Submitted by admin on Mon, 1/26/2015 - 7:18 am

An IRS wage garnishment can be the most financially debilitating and stressful occurrences. Those with money troubles are often blindsided when their employer is ordered to submit a percentage of their wages directly to the IRS. In addition to being financially and emotionally troublesome, wage garnishment can also be a slippery and confusing slope to endure. The ins and outs of what exactly it means, how much the IRS is entitled to take and your rights as a citizen should be carefully understood. Often, a tax attorney or outside professional may be brought in to provide IRS wage garnishment help. However, if a professional cannot be obtained, understanding IRS wage garnishments on your own is the first step to getting out of tax liabilities.

How Much of my Wages Can Be Garnished

There are a number of reasons why the IRS will garnish your wages. Generally it happens due to unpaid back taxes. Other situations such as unpaid child support, alimony or student loans can also be the cause. Some tax laws vary by state, so it’s important to understand the laws specific to your location. If the process has begun the IRS is entitled to 25 percent of your disposable income or, according to AllLaw.com, “the amount that your income exceeds 30 times the federal minimum wage, whichever is less.” AllLaw.com goes on to explain:

“Your disposable income is established by subtracting required deductions from your total paycheck. Required deductions include things like federal and state taxes, state unemployment insurance taxes, Social Security, and required retirement deductions. They do not include voluntary deductions, such as health and life insurance, charitable donations, savings plans, and more.”

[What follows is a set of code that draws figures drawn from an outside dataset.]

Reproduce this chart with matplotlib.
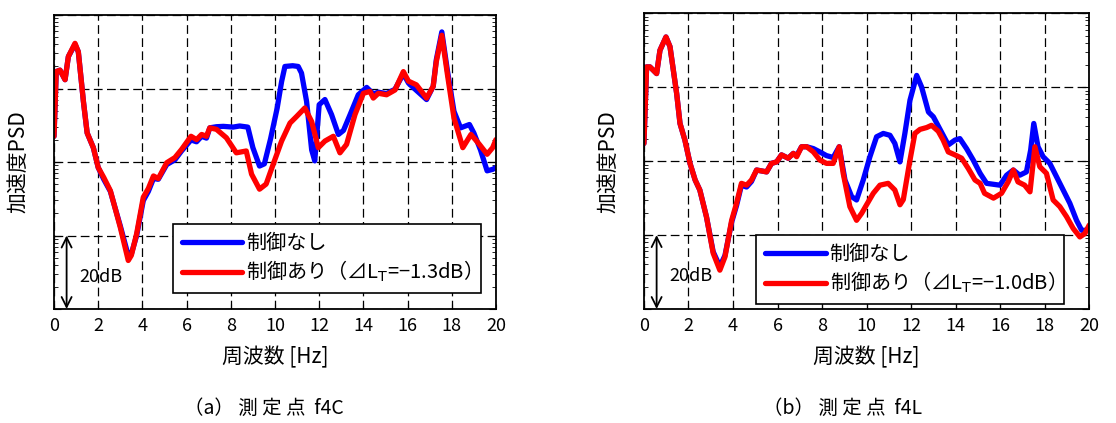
import numpy as np
import matplotlib
matplotlib.use('Agg')
import matplotlib.pyplot as plt

plt.rcParams['font.family'] = ['Noto Sans CJK JP', 'DejaVu Sans']
plt.rcParams['axes.unicode_minus'] = False

# (a) f4C
freq_a_off = [0, 0.1, 0.27, 0.5, 0.65, 0.95, 1.1, 1.33, 1.5, 1.78, 2.0, 2.25, 2.55, 3.0, 3.36, 3.5, 3.74,
              4.04, 4.27, 4.5, 4.72, 5.1, 5.47, 5.77, 6.2, 6.45, 6.68, 6.9, 7.05, 7.35, 7.66, 8.1, 8.4,
              8.77, 9.0, 9.3, 9.52, 9.8, 10.1, 10.3, 10.45, 10.8, 11.05, 11.2, 11.43, 11.66, 11.8, 12.0,
              12.26, 12.56, 12.87, 13.1, 13.4, 13.77, 14.15, 14.3, 14.45, 14.68, 15.05, 15.43, 15.81,
              16.04, 16.25, 16.86, 17.16, 17.3, 17.55, 17.8, 18.1, 18.4, 18.8, 19.0, 19.3, 19.6, 19.85, 20.0]
db_a_off = [47.0, 64.6, 65.0, 62.4, 68.7, 72.0, 70.0, 56.5, 47.9, 43.9, 38.5, 35.3, 32.0, 22.6, 14.5, 15.0,
            20.0, 29.5, 32.0, 35.5, 35.3, 39.3, 40.6, 43.0, 46.0, 45.5, 47.0, 46.5, 49.3, 49.6, 49.7, 49.5,
            49.8, 49.5, 43.9, 38.9, 39.5, 46.3, 54.7, 61.9, 66.0, 66.2, 66.0, 64.2, 56.5, 43.3, 40.3, 55.6,
            57.0, 52.9, 47.5, 48.6, 52.9, 58.3, 60.3, 59.4, 58.5, 59.0, 58.6, 59.8, 64.0, 61.5, 60.3, 57.0,
            60.6, 67.8, 75.4, 65.0, 53.8, 49.3, 50.2, 47.9, 43.3, 37.6, 38.0, 38.5]
freq_a_on = [0, 0.1, 0.27, 0.5, 0.65, 0.95, 1.1, 1.33, 1.5, 1.78, 2.0, 2.25, 2.55, 3.0, 3.36, 3.5, 3.74,
             4.04, 4.27, 4.5, 4.72, 5.1, 5.47, 5.77, 6.2, 6.45, 6.68, 6.9, 7.05, 7.35, 7.8, 8.25, 8.7,
             8.94, 9.3, 9.6, 9.92, 10.3, 10.68, 10.98, 11.35, 11.66, 11.96, 12.26, 12.64, 12.94, 13.24,
             13.62, 14.0, 14.3, 14.45, 14.68, 15.05, 15.43, 15.81, 16.04, 16.4, 16.86, 17.16, 17.3, 17.55,
             17.8, 18.1, 18.5, 18.87, 19.25, 19.6, 19.85, 20.0]
db_a_on = [47.0, 64.6, 65.0, 62.4, 68.7, 72.3, 70.0, 56.5, 47.9, 43.9, 38.5, 35.8, 32.2, 22.2, 13.2, 14.6,
           20.5, 30.4, 32.8, 36.2, 35.5, 39.8, 41.2, 43.4, 47.0, 46.1, 47.5, 47.0, 49.3, 48.9, 46.6, 42.5,
           43.0, 36.7, 32.6, 34.0, 39.4, 45.7, 50.6, 52.4, 54.7, 51.0, 43.9, 45.7, 47.0, 42.5, 44.8, 52.9,
           58.7, 59.2, 57.4, 58.7, 58.3, 59.6, 64.6, 62.0, 61.0, 57.4, 60.6, 67.3, 74.5, 64.0, 52.0, 43.9,
           47.5, 44.8, 42.1, 43.9, 46.1]

# (b) f4L
freq_b_off = [0, 0.12, 0.27, 0.57, 0.72, 0.99, 1.17, 1.47, 1.62, 1.84, 2.07, 2.3, 2.51, 2.81, 3.11, 3.41,
              3.64, 3.94, 4.16, 4.38, 4.61, 4.83, 5.06, 5.51, 5.73, 5.96, 6.18, 6.48, 6.71, 6.86, 7.08,
              7.31, 7.61, 7.9, 8.2, 8.5, 8.77, 9.03, 9.33, 9.55, 9.85, 10.15, 10.45, 10.75, 11.05, 11.27,
              11.5, 11.72, 11.95, 12.25, 12.47, 12.78, 13.0, 13.3, 13.67, 13.97, 14.19, 14.49, 14.79,
              15.1, 15.39, 15.99, 16.29, 16.59, 16.88, 17.18, 17.37, 17.51, 17.7, 17.93, 18.23, 18.53,
              18.83, 19.13, 19.43, 19.66, 19.88, 20.0]
db_b_off = [44.8, 65.5, 65.5, 63.7, 70.0, 73.6, 71.0, 58.3, 50.2, 45.7, 39.4, 34.9, 32.2, 24.9, 15.5, 11.5,
            14.5, 23.5, 28.0, 33.5, 33.0, 34.5, 37.6, 37.1, 39.4, 39.8, 41.7, 40.8, 42.1, 41.5, 43.9, 43.9,
            43.4, 42.5, 41.5, 41.0, 43.9, 34.9, 30.4, 29.5, 34.9, 41.2, 46.6, 47.5, 47.0, 44.8, 39.8, 47.5,
            56.5, 63.2, 60.1, 53.3, 52.0, 48.6, 44.4, 45.7, 46.1, 43.4, 40.3, 36.7, 34.0, 33.5, 36.2, 37.6,
            36.2, 37.1, 43.0, 50.2, 43.9, 41.2, 39.4, 35.8, 32.2, 28.6, 24.0, 21.3, 21.3, 22.2]
freq_b_on = [0, 0.12, 0.27, 0.57, 0.72, 0.99, 1.17, 1.47, 1.62, 1.84, 2.07, 2.3, 2.51, 2.81, 3.11, 3.41,
             3.64, 3.94, 4.16, 4.38, 4.61, 4.83, 5.06, 5.51, 5.73, 5.96, 6.18, 6.48, 6.71, 6.86, 7.08,
             7.31, 7.61, 7.9, 8.2, 8.5, 8.77, 8.95, 9.25, 9.55, 9.78, 10.0, 10.3, 10.6, 10.97, 11.27, 11.5,
             11.65, 11.95, 12.17, 12.4, 12.7, 12.92, 13.22, 13.44, 13.67, 13.97, 14.27, 14.57, 14.87,
             15.1, 15.3, 15.7, 16.06, 16.36, 16.59, 16.8, 17.1, 17.34, 17.56, 17.78, 18.08, 18.38,
             18.68, 18.98, 19.28, 19.58, 19.8, 20.0]
db_b_on = [44.8, 65.5, 65.5, 63.7, 70.0, 73.6, 71.0, 58.3, 50.2, 45.7, 39.4, 34.9, 32.2, 24.9, 15.1, 10.5,
           14.1, 24.0, 28.6, 34.0, 33.5, 34.9, 37.6, 37.1, 39.4, 39.8, 41.7, 40.8, 42.1, 41.2, 43.9, 43.9,
           42.5, 40.3, 39.4, 39.4, 43.9, 36.7, 27.7, 24.0, 25.9, 28.2, 31.3, 33.5, 34.0, 32.2, 28.2, 29.6,
           40.3, 47.5, 48.6, 49.1, 49.7, 48.1, 45.7, 42.5, 41.7, 40.8, 38.0, 34.9, 34.0, 31.3, 30.0, 31.3,
           34.4, 37.6, 34.4, 33.5, 31.7, 43.9, 38.5, 36.7, 29.5, 27.7, 25.0, 21.8, 19.5, 20.4, 22.7]

label_off = '制御なし'
label_on_a = '制御あり（⊿L$_\\mathrm{T}$=−1.3dB）'
label_on_b = '制御あり（⊿L$_\\mathrm{T}$=−1.0dB）'
captions = ['（a） 測 定 点  f4C', '（b） 測 定 点  f4L']
xticks = np.arange(0, 21, 2)


def draw_panel(ax, f_off, d_off, f_on, d_on, label_on, leg_xy):
    # dB -> amplitude ratio so that a log axis gives 20 dB per decade
    ax.plot(f_off, 10 ** (np.array(d_off) / 20), color='#0000ff', lw=3.8,
            solid_joinstyle='round', solid_capstyle='round', label=label_off)
    ax.plot(f_on, 10 ** (np.array(d_on) / 20), color='#ff0000', lw=3.8,
            solid_joinstyle='round', solid_capstyle='round', label=label_on)
    ax.set_yscale('log')
    ax.set_xlim(0, 20)
    ax.set_ylim(1, 1e4)
    ax.set_xticks(xticks)
    ax.grid(True, which='major', color='k', lw=0.9, linestyle=(0, (7, 3.5)))
    ax.tick_params(axis='both', which='both', direction='in', top=False, right=True,
                   labelleft=False, labelsize=13, pad=6)
    ax.tick_params(axis='y', which='minor', length=3)
    ax.tick_params(axis='y', which='major', length=5)
    for sp in ax.spines.values():
        sp.set_linewidth(1.3)

    ax.set_ylabel('加速度PSD', fontsize=15)
    ax.yaxis.set_label_coords(-0.055, 0.5)
    ax.set_xlabel('周波数 [Hz]', fontsize=15)
    ax.xaxis.set_label_coords(0.5, -0.125)

    # 20dB scale arrow (one decade)
    ax.annotate('', xy=(0.57, 1.0), xytext=(0.57, 10.0),
                arrowprops=dict(arrowstyle='<->', lw=1.3, color='k', mutation_scale=18,
                                shrinkA=0, shrinkB=0))
    ax.text(1.15, 10 ** (8.8 / 20), '20dB', fontsize=13, va='center', ha='left')

    leg = ax.legend(loc='lower left', bbox_to_anchor=leg_xy, borderaxespad=0,
                    fontsize=14.5, handlelength=3.0, handletextpad=0.2,
                    labelspacing=0.25, borderpad=0.45, fancybox=False,
                    framealpha=1, edgecolor='k')
    leg.get_frame().set_linewidth(1.2)


fig = plt.figure(figsize=(11.16, 4.23), dpi=100)
ax1 = fig.add_axes([0.0484, 0.2695, 0.396, 0.695])
ax2 = fig.add_axes([0.577, 0.2695, 0.399, 0.699])

draw_panel(ax1, freq_a_off, db_a_off, freq_a_on, db_a_on, label_on_a, (0.269, 0.054))
draw_panel(ax2, freq_b_off, db_b_off, freq_b_on, db_b_on, label_on_b, (0.252, 0.017))

fig.text(264 / 1116, 1 - 408 / 423, captions[0], fontsize=14, ha='center', va='center')
fig.text(843 / 1116, 1 - 408 / 423, captions[1], fontsize=14, ha='center', va='center')

plt.savefig('out.png', dpi=100)
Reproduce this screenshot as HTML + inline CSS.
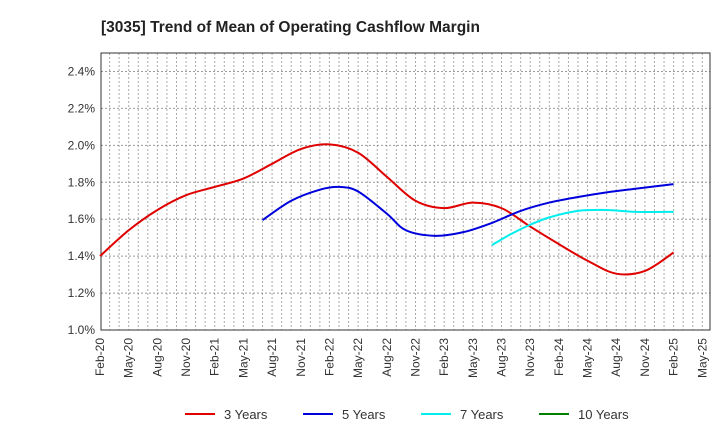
<!DOCTYPE html>
<html><head><meta charset="utf-8"><style>
body{margin:0;background:#fff;font-family:"Liberation Sans",Arial,sans-serif}
svg{display:block}
</style></head><body>
<svg id="chart" width="720" height="440" xmlns="http://www.w3.org/2000/svg">
<text x="101" y="32" font-size="15.5" font-weight="bold" fill="#222">[3035]  Trend of Mean of Operating Cashflow Margin</text>
<g id="grid"></g><g id="axes"></g><g id="series"></g><g id="legend"></g>
</svg>
<script>
const tickLabels=["Feb-20","May-20","Aug-20","Nov-20","Feb-21","May-21","Aug-21","Nov-21","Feb-22","May-22","Aug-22","Nov-22","Feb-23","May-23","Aug-23","Nov-23","Feb-24","May-24","Aug-24","Nov-24","Feb-25","May-25"];
const yTicks=[1.0,1.2,1.4,1.6,1.8,2.0,2.2,2.4];
const months3=[0,3,6,9,12,15,18,21,24,27,30,33,36,39,42,45,48,51,54,57,60];
const vals3=[1.40,1.54,1.65,1.73,1.775,1.82,1.90,1.98,2.005,1.96,1.83,1.70,1.66,1.69,1.66,1.56,1.465,1.375,1.305,1.32,1.42];
const months5=[17,20,23,25,27,30,32,35,38,41,44,47,50,53,56,60];
const vals5=[1.595,1.70,1.76,1.775,1.75,1.63,1.54,1.51,1.53,1.58,1.645,1.69,1.72,1.745,1.765,1.79];
const months7=[41,43,45,47,50,53,56,60];
const vals7=[1.46,1.52,1.57,1.61,1.645,1.65,1.64,1.64];
const months10=[];
const vals10=[];
const L=101,R=710,T=53,B=330,yMin=1.0,yMax=2.5,x0=100,pxm=9.56;
const X=m=>x0+m*pxm, Y=v=>B-(v-yMin)/(yMax-yMin)*(B-T);
const NS="http://www.w3.org/2000/svg";
function mk(t,a,p){const e=document.createElementNS(NS,t);for(const k in a)e.setAttribute(k,a[k]);p.appendChild(e);return e;}
const grid=document.getElementById('grid'),axes=document.getElementById('axes'),ser=document.getElementById('series'),leg=document.getElementById('legend');
for(let m=1;m<=63;m++){const l=mk('line',{x1:X(m),x2:X(m),y1:T,y2:B,stroke:'#aaa','stroke-dasharray':'2,2','stroke-width':1},grid);

}
yTicks.forEach(v=>{if(v>yMin){const l=mk('line',{x1:L,x2:R,y1:Y(v),y2:Y(v),stroke:'#999','stroke-dasharray':'2,2','stroke-width':1},grid);

}
const t=mk('text',{x:L-6,y:Y(v)+4,'text-anchor':'end','font-size':12,fill:'#333'},axes);t.textContent=v.toFixed(1)+'%';

});
const fr=mk('rect',{x:L,y:T,width:R-L,height:B-T,fill:'none',stroke:'#333','stroke-width':1},axes);


tickLabels.forEach((s,i)=>{const x=X(i*3)+4;const t=mk('text',{x:x,y:B+8,'text-anchor':'end','font-size':12,fill:'#333',transform:`rotate(-90 ${x} ${B+8})`},axes);t.textContent=s;

});
function path(ms,vs){const p=ms.map((m,i)=>[X(m),Y(vs[i])]);if(p.length<2)return '';let d=`M${p[0][0]},${p[0][1]}`;
for(let i=0;i<p.length-1;i++){const a=p[i-1]||p[i],b=p[i],c=p[i+1],e=p[i+2]||c;
d+=` C${b[0]+(c[0]-a[0])/6},${b[1]+(c[1]-a[1])/6} ${c[0]-(e[0]-b[0])/6},${c[1]-(e[1]-b[1])/6} ${c[0]},${c[1]}`;}return d;}
const S=[[months3,vals3,'#e00000','3 Years','series-3-years'],[months5,vals5,'#0000dd','5 Years','series-5-years'],[months7,vals7,'#00eeee','7 Years','series-7-years'],[months10,vals10,'#008000','10 Years','series-10-years']];
S.forEach((s,i)=>{const d=path(s[0],s[1]);if(d){const p=mk('path',{d:d,fill:'none',stroke:s[2],'stroke-width':2},ser);

}
const lx=[185,303,421,539][i];const g=mk('g',{},leg);


mk('line',{x1:lx,x2:lx+30,y1:414,y2:414,stroke:s[2],'stroke-width':2},g);
const t=mk('text',{x:lx+39,y:419,'font-size':13,fill:'#333'},g);t.textContent=s[3];});
</script>
</body></html>
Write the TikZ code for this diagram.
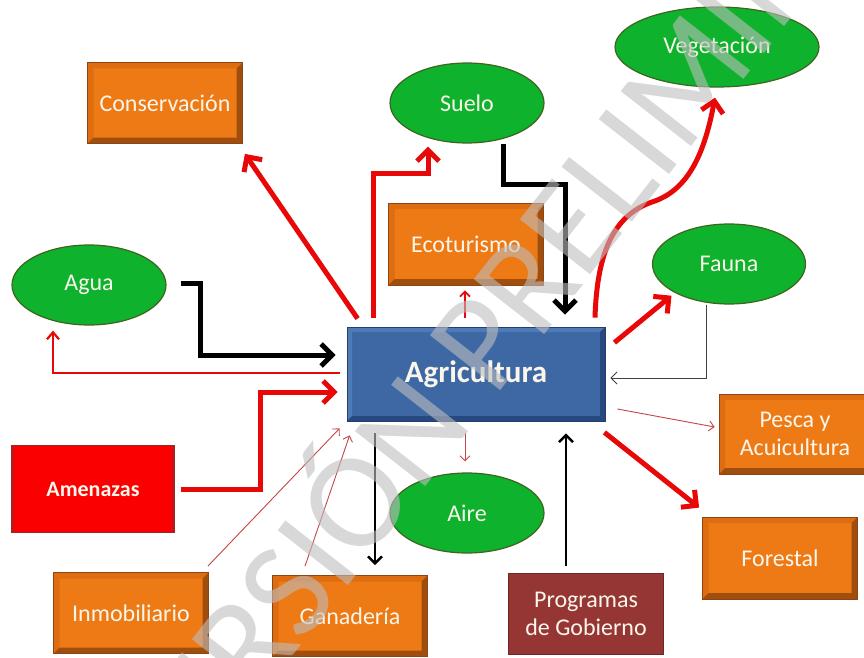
\documentclass[tikz,border=0pt]{standalone}
\usepackage{fontspec}
\setmainfont{Carlito}
\usetikzlibrary{shapes.geometric,arrows.meta}
\definecolor{orM}{RGB}{238,122,22}
\definecolor{orL}{RGB}{222,108,16}
\definecolor{orD}{RGB}{160,78,14}
\definecolor{orE}{RGB}{140,70,22}
\definecolor{blM}{RGB}{62,104,164}
\definecolor{blL}{RGB}{78,122,182}
\definecolor{blD}{RGB}{40,72,128}
\definecolor{blE}{RGB}{36,62,110}
\definecolor{grM}{RGB}{14,178,44}
\definecolor{grE}{RGB}{62,100,32}
\definecolor{rdM}{RGB}{250,0,0}
\definecolor{rdE}{RGB}{150,40,40}
\definecolor{prM}{RGB}{150,54,52}
\definecolor{prE}{RGB}{110,40,40}
\definecolor{txt}{RGB}{250,246,236}
\definecolor{arr}{RGB}{232,8,8}
\definecolor{thinr}{RGB}{196,70,70}
\definecolor{wm}{RGB}{190,190,190}
\newcommand{\lbl}{\fontsize{24}{28}\selectfont}
\tikzset{
  bevel/.style n args={3}{path picture={
    \fill[#1] (path picture bounding box.north west) -- (path picture bounding box.north east)
      -- ([shift={(-#3,-#3)}]path picture bounding box.north east)
      -| ([shift={(#3,#3)}]path picture bounding box.south west)
      -- (path picture bounding box.south west) -- cycle;
    \fill[#2] (path picture bounding box.south west) -- (path picture bounding box.south east)
      -- (path picture bounding box.north east)
      -- ([shift={(-#3,-#3)}]path picture bounding box.north east)
      |- ([shift={(#3,#3)}]path picture bounding box.south west) -- cycle;
  }},
  obox/.style={rectangle, inner sep=0pt, minimum width=155pt, minimum height=81pt,
    fill=orM, draw=orE, line width=0.8pt, text=txt, font=\lbl, align=center,
    bevel={orL}{orD}{6pt}},
  gell/.style={ellipse, inner sep=0pt, minimum width=154pt, minimum height=80pt,
    fill=grM, draw=grE, line width=1.2pt, text=txt, font=\lbl},
  thickred/.style={draw=arr, line width=5pt, -{Straight Barb[length=11pt,width=22pt]}},
  thickblack/.style={draw=black, line width=5pt, -{Straight Barb[length=11pt,width=22pt]}},
  medblack/.style={draw=black, line width=2.4pt, -{Straight Barb[length=7pt,width=14pt]}},
  medred/.style={draw=arr, line width=2.2pt, -{Straight Barb[length=7pt,width=12pt]}},
  thinred/.style={draw=thinr, line width=0.9pt, -{Straight Barb[length=5pt,width=10pt]}},
  thingray/.style={draw=black!75, line width=0.9pt, -{Straight Barb[length=6pt,width=12pt]}},
}
\begin{document}
\begin{tikzpicture}[x=1pt,y=1pt]
\clip (0,0) rectangle (864,-658);
\fill[white] (0,0) rectangle (864,-658);

% nodes
\node[obox] (cons) at (165,-103) {Conservación};
\node[gell] (suelo) at (467,-103) {Suelo};
\node[gell, minimum width=204pt] (veg) at (717,-47) {Vegetación};
\node[obox, minimum height=82pt] (eco) at (466,-244) {Ecoturismo};
\node[gell] (agua) at (89,-285) {Agua};
\node[gell, minimum width=153pt] (fauna) at (729,-264) {Fauna};
\node[rectangle, inner sep=0pt, minimum width=258pt, minimum height=94pt,
  fill=blM, draw=blE, line width=0.8pt, text=txt, bevel={blL}{blD}{5pt},
  font=\fontsize{31}{36}\selectfont\bfseries] (agri) at (476,-374) {Agricultura};
\node[rectangle, inner sep=0pt, minimum width=162pt, minimum height=87pt,
  fill=rdM, draw=rdE, line width=1.2pt, text=txt,
  font=\fontsize{22}{28}\selectfont\bfseries] (amen) at (93,-489) {Amenazas};
\node[gell] (aire) at (467,-513) {Aire};
\node[obox] (inmo) at (131,-613) {Inmobiliario};
\node[obox] (gana) at (350,-616) {Ganadería};
\node[rectangle, inner sep=0pt, minimum width=155pt, minimum height=81pt,
  fill=prM, draw=prE, line width=0.8pt, text=txt, font=\lbl, align=center] (prog) at (586,-614) {Programas\\de Gobierno};
\node[obox, minimum width=152pt, minimum height=80pt] (pesca) at (795,-434) {Pesca y\\Acuicultura};
\node[obox, minimum height=82pt] (fore) at (780,-558) {Forestal};

% connectors
\draw[thickred] ([shift={(11,8)}]agri.north west) -- ([shift={(2,-10)}]cons.south east);
\draw[thickred] ([shift={(27,9)}]agri.north west) |- ([shift={(-39,-30)}]suelo.south) -- ([shift={(-39,-3)}]suelo.south);
\draw[thickblack] ([xshift=36]suelo.south) -- ++(0,-41) -| ([shift={(89,12)}]agri.north);
\draw[draw=arr, line width=1.8pt, -{Straight Barb[length=5pt,width=10pt]}] ([shift={(-11,9)}]agri.north) -- ([shift={(-1,-5)}]eco.south);
\draw[thickred] ([shift={(119,9)}]agri.north) .. controls (597,-250) and (615,-215) .. (652,-202)
  .. controls (690,-190) and (705,-150) .. ([shift={(-2,-10)}]veg.south);
\draw[thickred] ([shift={(9,-16)}]agri.north east) -- ([shift={(-3,-3)}]fauna.south west);
\draw[thingray] ([xshift=-23]fauna.south) |- ([shift={(5,-4)}]agri.east);
\draw[thinred] ([shift={(12,-35)}]agri.east) -- ([shift={(-4,7)}]pesca.west);
\draw[thickred] ([shift={(-1,-11)}]agri.south east) -- ([shift={(-3,9)}]fore.north west);
\draw[medblack] ([shift={(-20,7)}]prog.north) -- ([shift={(90,-12)}]agri.south);
\draw[thinred] ([shift={(-11,-12)}]agri.south) -- ([shift={(-2,11)}]aire.north);
\draw[medblack] ([shift={(-101,-12)}]agri.south) -- ([shift={(25,10)}]gana.north);
\draw[thinred] ([shift={(-1,6)}]inmo.north east) -- ([shift={(-7,-7)}]agri.south west);
\draw[thinred] ([shift={(-45,9)}]gana.north) -- ([shift={(3,-14)}]agri.south west);
\draw[thickred] ([xshift=6]amen.east) -- ++(80,0) |- ([shift={(-9,-18)}]agri.west);
\draw[medred] ([shift={(-7,1)}]agri.west) -| ([shift={(-36,-5)}]agua.south);
\draw[thickblack] ([shift={(14,2)}]agua.east) -- ++(20,0) |- ([shift={(-11,19)}]agri.west);

% watermark
\node[rotate=52, text=wm, text opacity=0.6, font=\fontsize{139}{139}\selectfont] (wmark) at (503,-294) {VERSIÓN PRELIMINAR};
\end{tikzpicture}
\end{document}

Wage garnishment due to child support or alimony can be the most debilitating. In most cases, the child support is taken from your paycheck and sent directly to the other parent. Half of your disposable income can be withheld. At the time of the order, if you are not supporting another child or spouse, up to 60 percent can be taken. In cases of unpaid student loans, up to 15 percent of your disposable income can be taken. Many state taxing authorities have their own formulas on how to determine what can be spared from your take home pay.